Joint Tenants In Common Account — This type of account offers unequal ownership, meaning that one party is the “main” account holder while the other parties have access to the account only as long as the main account allows it. If you’re kicked off the account or the main account holder dies, the remaining parties very rarely are granted funds. Instead, the money goes to the main account holder’s estate, will or closest living relatives.
Tenants By The Entirety Account — This type of account offers equal ownership to all parties, but requires each party to sign off on every transaction. That means that if your boyfriend wants to go out and buy ice cream, you’ll have to have your phone at the ready for when your bank texts you saying “Do you want to approve this?”
3. Weigh the general pros and cons.
Pro: You can pool your funds together into one seamless experience.
Con: If one party overdrafts or mismanages the account in any way, everyone is liable, and their credit scores could be affected.
Pro: Most joint accounts offer double the deposit insurance protection (in case your bank tanks) than if you have a single account. For example, a single account owner may have $100,000 worth of insurance whereas a joint account could have $200,000. Banks and contracts vary, so this isn’t always the case, but it’s pretty great when it is.

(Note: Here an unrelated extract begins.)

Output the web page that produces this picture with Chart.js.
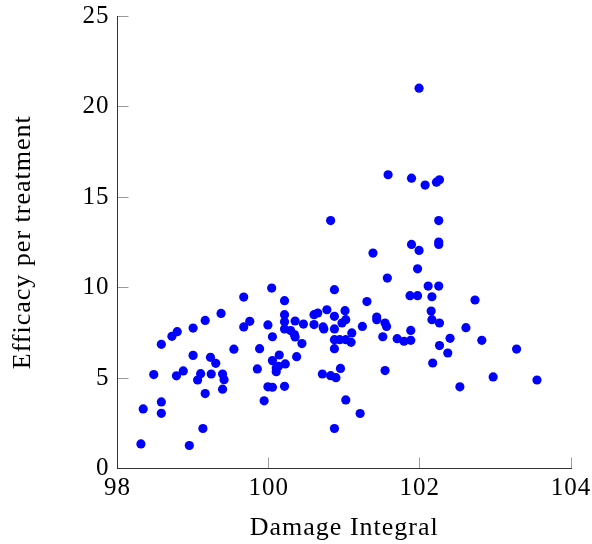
<!DOCTYPE html>
<html>
<head>
<meta charset="utf-8">
<script src="https://cdn.jsdelivr.net/npm/chart.js@4.4.1/dist/chart.umd.min.js"></script>
<style>
  html, body { margin: 0; padding: 0; background: #ffffff; }
  #wrap { width: 592px; height: 544px; }
</style>
</head>
<body>
<div id="wrap"><canvas id="chart" width="592" height="544"></canvas></div>
<script>
// Damage integral (x) against efficacy per treatment (y), one entry per sample
const damageIntegral = [
  98.31, 98.34, 98.58, 98.58, 98.48, 98.58, 98.72, 98.79, 99.00, 99.16,
  99.37, 99.67, 98.78, 98.87, 99.00, 99.10, 99.06, 99.16, 99.13, 98.95,
  99.23, 99.30, 99.24, 99.39, 99.41, 99.39, 99.54, 99.67, 99.75, 99.88,
  99.85, 99.94, 99.99, 100.04, 99.99, 100.05, 100.21, 100.21, 100.21, 100.21,
  100.35, 100.46, 100.21, 100.29, 100.34, 100.35, 100.05, 100.44, 100.37, 100.14,
  100.05, 100.22, 100.10, 100.13, 100.10, 100.60, 100.65, 100.60, 100.72, 100.73,
  100.77, 100.87, 100.87, 100.87, 100.97, 101.01, 101.02, 101.10, 100.87, 100.94,
  101.02, 101.09, 100.87, 100.71, 100.82, 100.89, 100.95, 101.02, 101.21, 100.87,
  101.24, 101.30, 101.43, 101.43, 101.54, 101.56, 101.51, 101.57, 101.54, 101.70,
  101.79, 101.88, 101.88, 101.87, 101.97, 101.97, 101.99, 101.58, 101.89, 102.07,
  102.22, 102.26, 100.82, 102.25, 101.89, 101.99, 102.25, 102.25, 101.38, 102.11,
  102.25, 102.16, 102.73, 102.15, 102.16, 102.26, 102.61, 102.40, 102.82, 102.26,
  102.37, 103.28, 102.17, 102.97, 103.55, 102.53
];
const efficacy = [
  1.36, 3.29, 3.68, 3.05, 5.19, 6.86, 7.30, 7.56, 7.76, 8.18,
  8.57, 9.47, 5.12, 5.39, 6.25, 5.24, 4.89, 4.14, 2.21, 1.27,
  6.14, 5.81, 5.22, 5.22, 4.91, 4.38, 6.59, 7.82, 8.13, 6.62,
  5.50, 3.74, 7.93, 9.97, 4.51, 4.49, 4.54, 9.27, 8.50, 8.11,
  8.15, 7.98, 7.71, 7.62, 7.40, 7.27, 7.28, 6.90, 6.18, 6.27,
  5.96, 5.78, 5.55, 5.65, 5.35, 8.50, 8.59, 7.95, 7.82, 7.71,
  8.77, 9.88, 8.41, 7.71, 8.04, 8.72, 8.22, 7.49, 7.12, 7.12,
  7.12, 6.97, 6.62, 5.22, 5.13, 5.02, 5.53, 3.79, 3.04, 2.21,
  7.85, 9.22, 8.37, 8.22, 8.04, 7.85, 7.28, 10.52, 5.41, 7.17,
  7.03, 7.08, 7.63, 9.55, 9.55, 11.03, 21.01, 16.23, 16.04, 15.66,
  15.82, 15.95, 13.70, 13.70, 12.38, 12.05, 12.51, 12.38, 11.90, 10.08,
  10.08, 9.49, 9.31, 8.70, 8.22, 8.04, 7.78, 7.19, 7.08, 6.79,
  6.38, 6.60, 5.83, 5.06, 4.89, 4.51
];

// Axis ranges and tick positions
const xTicks = [98, 100, 102, 104];
const yTicks = [0, 5, 10, 15, 20, 25];

const points = damageIntegral.map((x, i) => ({ x: x, y: efficacy[i] }));

const serif = "'Liberation Serif', 'DejaVu Serif', serif";

// Slightly spaced-out serif lettering for all axis text
const letterSpacingPlugin = {
  id: 'letterSpacing',
  beforeInit(chart) { chart.ctx.letterSpacing = '1px'; },
  beforeDraw(chart) { chart.ctx.letterSpacing = '1px'; }
};

// Fixed axis box sizes; edge labels may overhang the plot frame freely
function fixBox(size, dim) {
  return function (scale) {
    scale[dim] = size;
    scale.paddingTop = 0;
    scale.paddingBottom = 0;
    scale.paddingLeft = 0;
    scale.paddingRight = 0;
  };
}

const tickLen = -11; // tick marks point into the plot area

new Chart(document.getElementById('chart'), {
  type: 'scatter',
  data: {
    datasets: [{
      data: points,
      backgroundColor: '#0000ff',
      borderWidth: 0,
      pointRadius: 4.6,
      pointHoverRadius: 4.6
    }]
  },
  options: {
    responsive: false,
    animation: false,
    layout: {
      padding: { top: 16, right: 21, left: 0, bottom: 0 }
    },
    plugins: {
      legend: { display: false },
      tooltip: { enabled: false }
    },
    scales: {
      x: {
        type: 'linear',
        min: 98,
        max: 104,
        afterBuildTicks(scale) { scale.ticks = xTicks.map(v => ({ value: v })); },
        afterFit: fixBox(75.5, 'height'),
        ticks: {
          color: '#000000',
          font: { family: serif, size: 25 },
          padding: 16,
          maxRotation: 0
        },
        grid: {
          drawOnChartArea: false,
          drawTicks: true,
          tickLength: tickLen,
          color: '#9a9a9a',
          lineWidth: 1
        },
        border: { display: true, color: '#333333', width: 1 },
        title: {
          display: true,
          text: 'Damage Integral',
          color: '#000000',
          font: { family: serif, size: 26 },
          padding: { top: 0, bottom: 0 }
        }
      },
      y: {
        type: 'linear',
        min: 0,
        max: 25,
        afterBuildTicks(scale) { scale.ticks = yTicks.map(v => ({ value: v })); },
        afterFit: fixBox(117.5, 'width'),
        ticks: {
          color: '#000000',
          font: { family: serif, size: 25 },
          padding: 19
        },
        grid: {
          drawOnChartArea: false,
          drawTicks: true,
          tickLength: tickLen,
          color: '#9a9a9a',
          lineWidth: 1
        },
        border: { display: true, color: '#333333', width: 1 },
        title: {
          display: true,
          text: 'Efficacy per treatment',
          color: '#000000',
          font: { family: serif, size: 26 },
          padding: { top: 8, bottom: 0 }
        }
      }
    }
  },
  plugins: [letterSpacingPlugin]
});
</script>
</body>
</html>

Con: If one party unilaterally drains the account, all other parties typically have to seek legal counsel in order to resolve the issue. There is rarely individual protection in these cases.
Pro: If you pay bills together (and we assume you already do if you’re ready to sign up for a joint bank account), you could save time by paying them from one place or having to do the math on who owes who.
Con: Signing on with another party who happens to have poor credit? Once you sign onto a joint bank account with this person, you’ll be “co-scored,” which means that your co-account owner could pull down your credit.
4. Know when to get out…if you need to.
Depending on your contract, you may be able to simply opt out when you’d like, but in other cases you could have to go as far as to sign paperwork relinquishing your rights to the funds. Some banks and contracts require you to close the account altogether if even one party would like to opt out. If you want to leave the joint bank account, you also need to figure out how much of the available balance is yours to take with you. It’s important to keep every transaction documented so that if you have to, you can break down the math and figure out how much of that money is yours.
Takeaways
Hey, things happen. People break up or just choose to go back to handling their money separately. Keep track of your own money…just in case. You may be in *love* forever with your S.O., but you gotta take care of yourself financially, because at the end of the day, you’re responsible for yourself. There’s no harm in keeping score with your joint bank account co-holder. That’s all we’re saying!